SPARTA — A fourth-grade boy has been diagnosed with carbon monoxide poisoning after two days of flu-like symptoms — and his mother suspects his public school bus is to blame.

Carey Anne Bomensatt, the 9-year-old boy's mother, told the New Jersey Herald her son has been dizzy, having trouble balancing, had a headache and nausea. And when she leaned in to check for a fever, she told the paper, "He smelled like diesel fuel."

According to the report, school officials took the bus out of service for assessment Thursday after Bomensatt notified another parent, who in turn notified the district.  Bomensatt told the Herald her calls to the district went unanswered, and she worries other parents weren't informed of the potential problem.

School officials told the paper Bomensatt's son is the only one they know of who has fallen ill. But she said her family has CO detectors hardwired into their home, no one else in the family is sick, and her son hasn't been anywhere other than school, the bus and home.

“CO poisoning is called the 'silent killer' because it gives no warning – you can’t see it and you can’t smell it," New Jersey Health Commissioner Cathleen D. Bennett has previously told New Jersey 101.5. It's more commonly a concern in homes, where officials urge detectors be kept operational at all times.

In January, a carbon monoxide poisoning incident killed a teenage girl and sickened 35 people in Perth Amboy. That incident was blamed on a blocked chimney and a carbon monoxide detector that was not working.
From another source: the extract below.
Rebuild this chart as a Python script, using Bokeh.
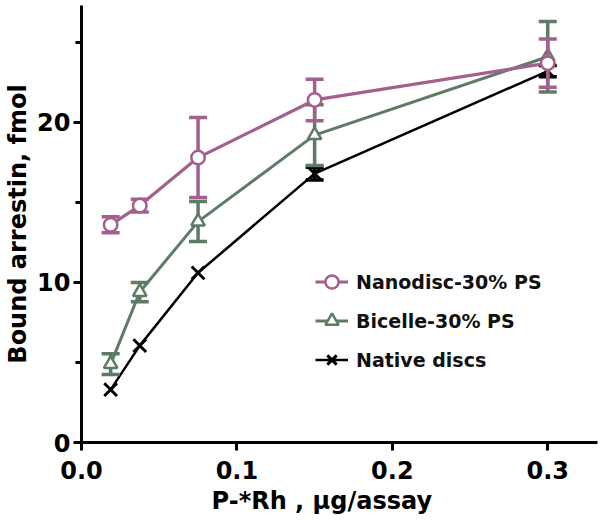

In Mount Olive last August, 12 people, including four police officers, were hospitalized after extremely high levels of carbon monoxide were reported at a home in the Flanders section of town.

New Jersey 101.5's Jeff Deminski and his family had their own brush with carbon monoxide poisoning — alarms woke his family, but his then-newborn baby nonetheless required the use of an oxygen mask at an emergency room. Other family members experienced symptoms of poisoning as well.

State officials make several recommendations about safe operation of generators and other equipment that poses CO risks:

• Have a working carbon monoxide alarm near sleeping areas in addition to conventional working smoke alarm.

• Exercise extreme caution when using a gas-powered generator. Plugging it into a household electrical outlet can result in backfeeding and produce an electrocution hazard.

• Never use a grill, camp stove or other gasoline, propane, natural gas or charcoal burning device inside their home, basement, garage or even outside near an open window. The use of these devices can also cause dangerous levels of CO to build in a home.

• If you suspect CO poisoning: Call 911 immediately if anyone is having trouble breathing or unconscious. Exist the home or other enclosed space. From a safe area, call the NJ Poison Experts at 800-222-1222 for immediate treatment advice.